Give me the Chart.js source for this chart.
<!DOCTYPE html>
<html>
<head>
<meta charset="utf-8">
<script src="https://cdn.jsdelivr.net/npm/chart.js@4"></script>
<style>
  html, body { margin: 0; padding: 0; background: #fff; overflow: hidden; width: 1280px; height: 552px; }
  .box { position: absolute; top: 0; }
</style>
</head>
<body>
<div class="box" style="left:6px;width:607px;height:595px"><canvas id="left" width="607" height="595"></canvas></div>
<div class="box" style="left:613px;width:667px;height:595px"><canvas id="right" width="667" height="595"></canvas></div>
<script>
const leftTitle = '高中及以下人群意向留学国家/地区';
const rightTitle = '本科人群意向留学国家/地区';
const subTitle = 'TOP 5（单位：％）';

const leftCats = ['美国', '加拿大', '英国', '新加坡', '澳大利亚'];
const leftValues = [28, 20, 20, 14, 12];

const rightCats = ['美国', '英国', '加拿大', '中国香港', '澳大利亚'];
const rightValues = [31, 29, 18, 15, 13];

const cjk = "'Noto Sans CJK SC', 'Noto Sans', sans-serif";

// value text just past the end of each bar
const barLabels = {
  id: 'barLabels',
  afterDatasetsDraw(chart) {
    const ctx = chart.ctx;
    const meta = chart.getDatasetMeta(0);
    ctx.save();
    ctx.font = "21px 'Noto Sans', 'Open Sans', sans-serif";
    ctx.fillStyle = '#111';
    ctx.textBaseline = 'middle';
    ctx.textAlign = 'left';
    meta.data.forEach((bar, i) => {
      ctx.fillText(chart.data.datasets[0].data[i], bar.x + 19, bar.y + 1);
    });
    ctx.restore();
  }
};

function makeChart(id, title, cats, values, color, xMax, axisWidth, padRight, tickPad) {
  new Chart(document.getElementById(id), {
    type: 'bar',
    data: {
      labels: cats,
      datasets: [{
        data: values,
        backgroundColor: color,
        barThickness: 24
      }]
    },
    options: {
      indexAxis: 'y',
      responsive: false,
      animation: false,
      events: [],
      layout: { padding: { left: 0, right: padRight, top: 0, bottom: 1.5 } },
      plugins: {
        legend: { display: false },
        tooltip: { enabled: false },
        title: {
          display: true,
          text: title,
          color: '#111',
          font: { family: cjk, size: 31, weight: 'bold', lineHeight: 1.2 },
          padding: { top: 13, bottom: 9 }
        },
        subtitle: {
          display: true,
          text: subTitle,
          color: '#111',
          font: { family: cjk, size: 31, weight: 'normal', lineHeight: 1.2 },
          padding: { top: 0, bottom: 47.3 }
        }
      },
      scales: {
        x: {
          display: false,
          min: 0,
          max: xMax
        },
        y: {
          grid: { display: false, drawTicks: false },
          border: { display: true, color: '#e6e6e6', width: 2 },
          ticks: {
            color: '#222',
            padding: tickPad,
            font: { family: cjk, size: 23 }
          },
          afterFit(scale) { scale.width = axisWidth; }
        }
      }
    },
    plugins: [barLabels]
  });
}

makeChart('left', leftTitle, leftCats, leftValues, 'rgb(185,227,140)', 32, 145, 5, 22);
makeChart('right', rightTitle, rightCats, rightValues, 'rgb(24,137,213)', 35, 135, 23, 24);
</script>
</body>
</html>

◆ ◆ ◆

Exercise: Output the data above exactly, please, line for line.

Result for this task:
Give me the Chart.js source for this chart.
<!DOCTYPE html>
<html>
<head>
<meta charset="utf-8">
<script src="https://cdn.jsdelivr.net/npm/chart.js@4"></script>
<style>
  html, body { margin: 0; padding: 0; background: #fff; overflow: hidden; width: 1280px; height: 552px; }
  .box { position: absolute; top: 0; }
</style>
</head>
<body>
<div class="box" style="left:6px;width:607px;height:595px"><canvas id="left" width="607" height="595"></canvas></div>
<div class="box" style="left:613px;width:667px;height:595px"><canvas id="right" width="667" height="595"></canvas></div>
<script>
const leftTitle = '高中及以下人群意向留学国家/地区';
const rightTitle = '本科人群意向留学国家/地区';
const subTitle = 'TOP 5（单位：％）';

const leftCats = ['美国', '加拿大', '英国', '新加坡', '澳大利亚'];
const leftValues = [28, 20, 20, 14, 12];

const rightCats = ['美国', '英国', '加拿大', '中国香港', '澳大利亚'];
const rightValues = [31, 29, 18, 15, 13];

const cjk = "'Noto Sans CJK SC', 'Noto Sans', sans-serif";

// value text just past the end of each bar
const barLabels = {
  id: 'barLabels',
  afterDatasetsDraw(chart) {
    const ctx = chart.ctx;
    const meta = chart.getDatasetMeta(0);
    ctx.save();
    ctx.font = "21px 'Noto Sans', 'Open Sans', sans-serif";
    ctx.fillStyle = '#111';
    ctx.textBaseline = 'middle';
    ctx.textAlign = 'left';
    meta.data.forEach((bar, i) => {
      ctx.fillText(chart.data.datasets[0].data[i], bar.x + 19, bar.y + 1);
    });
    ctx.restore();
  }
};

function makeChart(id, title, cats, values, color, xMax, axisWidth, padRight, tickPad) {
  new Chart(document.getElementById(id), {
    type: 'bar',
    data: {
      labels: cats,
      datasets: [{
        data: values,
        backgroundColor: color,
        barThickness: 24
      }]
    },
    options: {
      indexAxis: 'y',
      responsive: false,
      animation: false,
      events: [],
      layout: { padding: { left: 0, right: padRight, top: 0, bottom: 1.5 } },
      plugins: {
        legend: { display: false },
        tooltip: { enabled: false },
        title: {
          display: true,
          text: title,
          color: '#111',
          font: { family: cjk, size: 31, weight: 'bold', lineHeight: 1.2 },
          padding: { top: 13, bottom: 9 }
        },
        subtitle: {
          display: true,
          text: subTitle,
          color: '#111',
          font: { family: cjk, size: 31, weight: 'normal', lineHeight: 1.2 },
          padding: { top: 0, bottom: 47.3 }
        }
      },
      scales: {
        x: {
          display: false,
          min: 0,
          max: xMax
        },
        y: {
          grid: { display: false, drawTicks: false },
          border: { display: true, color: '#e6e6e6', width: 2 },
          ticks: {
            color: '#222',
            padding: tickPad,
            font: { family: cjk, size: 23 }
          },
          afterFit(scale) { scale.width = axisWidth; }
        }
      }
    },
    plugins: [barLabels]
  });
}

makeChart('left', leftTitle, leftCats, leftValues, 'rgb(185,227,140)', 32, 145, 5, 22);
makeChart('right', rightTitle, rightCats, rightValues, 'rgb(24,137,213)', 35, 135, 23, 24);
</script>
</body>
</html>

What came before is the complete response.